Objective ▸
Repeat all the material exactly; pictures stay out of your copy.

■ ■ ■ ■ ■

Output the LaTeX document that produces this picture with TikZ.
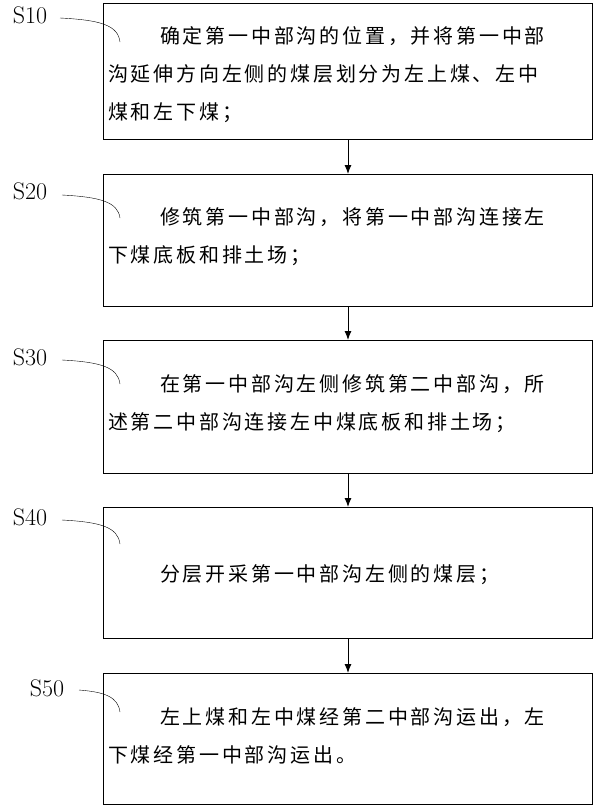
\documentclass[tikz,border=0pt]{standalone}
\usepackage{fontspec}
\usetikzlibrary{arrows.meta}
\newfontfamily\cjk[LetterSpace=14]{Noto Sans CJK SC}
\begin{document}
\begin{tikzpicture}[x=1pt,y=-1pt,
 box/.style={draw,line width=1pt},
 txt/.style={anchor=north west,inner sep=0pt,align=left,font=\cjk\fontsize{20}{38}\selectfont},
 lab/.style={font=\fontsize{24}{28}\selectfont,inner sep=0pt},
 arr/.style={-{Latex[length=9pt,width=7pt]},line width=1pt}]
\useasboundingbox (0,0) rectangle (600,807);
\draw[box] (103,3) rectangle (592,139) coordinate (b1);
\draw[box] (103,174) rectangle (592,306);
\draw[box] (103,340) rectangle (592,473);
\draw[box] (103,507) rectangle (592,638);
\draw[box] (103,673) rectangle (592,804);
\coordinate (t1) at (348,139); \coordinate (h2) at (348,174);
\coordinate (t2) at (348,306); \coordinate (h3) at (348,340);
\coordinate (t3) at (348,473); \coordinate (h4) at (348,507);
\coordinate (t4) at (348,638); \coordinate (h5) at (348,673);
\draw[arr] (t1)--(h2); \draw[arr] (t2)--(h3); \draw[arr] (t3)--(h4); \draw[arr] (t4)--(h5);
\node[txt] (x1) at (108,26) {\hspace*{52pt}确定第一中部沟的位置，并将第一中部\\沟延伸方向左侧的煤层划分为左上煤、左中\\煤和左下煤；};
\node[txt] (x2) at (108,207) {\hspace*{52pt}修筑第一中部沟，将第一中部沟连接左\\下煤底板和排土场；};
\node[txt] (x3) at (108,374) {\hspace*{52pt}在第一中部沟左侧修筑第二中部沟，所\\述第二中部沟连接左中煤底板和排土场；};
\node[txt] (x4) at (160,564) {分层开采第一中部沟左侧的煤层；};
\node[txt] (x5) at (108,707) {\hspace*{52pt}左上煤和左中煤经第二中部沟运出，左\\下煤经第一中部沟运出。};
\node[lab] (s1) at (30,15) {S10};
\node[lab] (s2) at (30,191) {S20};
\node[lab] (s3) at (30,357) {S30};
\node[lab] (s4) at (30,517) {S40};
\node[lab] (s5) at (47,688) {S50};
\draw (60,18) .. controls (100,20) and (118,25) .. (120,42);
\draw (62,195) .. controls (100,197) and (118,202) .. (120,218);
\draw (62,360) .. controls (100,362) and (118,367) .. (120,384);
\draw (62,520) .. controls (100,522) and (118,527) .. (120,544);
\draw (79,690) .. controls (105,692) and (118,697) .. (120,712);
\end{tikzpicture}
\end{document}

■ ■ ■ ■ ■

Output for this task ▸
Output the LaTeX document that produces this picture with TikZ.
\documentclass[tikz,border=0pt]{standalone}
\usepackage{fontspec}
\usetikzlibrary{arrows.meta}
\newfontfamily\cjk[LetterSpace=14]{Noto Sans CJK SC}
\begin{document}
\begin{tikzpicture}[x=1pt,y=-1pt,
 box/.style={draw,line width=1pt},
 txt/.style={anchor=north west,inner sep=0pt,align=left,font=\cjk\fontsize{20}{38}\selectfont},
 lab/.style={font=\fontsize{24}{28}\selectfont,inner sep=0pt},
 arr/.style={-{Latex[length=9pt,width=7pt]},line width=1pt}]
\useasboundingbox (0,0) rectangle (600,807);
\draw[box] (103,3) rectangle (592,139) coordinate (b1);
\draw[box] (103,174) rectangle (592,306);
\draw[box] (103,340) rectangle (592,473);
\draw[box] (103,507) rectangle (592,638);
\draw[box] (103,673) rectangle (592,804);
\coordinate (t1) at (348,139); \coordinate (h2) at (348,174);
\coordinate (t2) at (348,306); \coordinate (h3) at (348,340);
\coordinate (t3) at (348,473); \coordinate (h4) at (348,507);
\coordinate (t4) at (348,638); \coordinate (h5) at (348,673);
\draw[arr] (t1)--(h2); \draw[arr] (t2)--(h3); \draw[arr] (t3)--(h4); \draw[arr] (t4)--(h5);
\node[txt] (x1) at (108,26) {\hspace*{52pt}确定第一中部沟的位置，并将第一中部\\沟延伸方向左侧的煤层划分为左上煤、左中\\煤和左下煤；};
\node[txt] (x2) at (108,207) {\hspace*{52pt}修筑第一中部沟，将第一中部沟连接左\\下煤底板和排土场；};
\node[txt] (x3) at (108,374) {\hspace*{52pt}在第一中部沟左侧修筑第二中部沟，所\\述第二中部沟连接左中煤底板和排土场；};
\node[txt] (x4) at (160,564) {分层开采第一中部沟左侧的煤层；};
\node[txt] (x5) at (108,707) {\hspace*{52pt}左上煤和左中煤经第二中部沟运出，左\\下煤经第一中部沟运出。};
\node[lab] (s1) at (30,15) {S10};
\node[lab] (s2) at (30,191) {S20};
\node[lab] (s3) at (30,357) {S30};
\node[lab] (s4) at (30,517) {S40};
\node[lab] (s5) at (47,688) {S50};
\draw (60,18) .. controls (100,20) and (118,25) .. (120,42);
\draw (62,195) .. controls (100,197) and (118,202) .. (120,218);
\draw (62,360) .. controls (100,362) and (118,367) .. (120,384);
\draw (62,520) .. controls (100,522) and (118,527) .. (120,544);
\draw (79,690) .. controls (105,692) and (118,697) .. (120,712);
\end{tikzpicture}
\end{document}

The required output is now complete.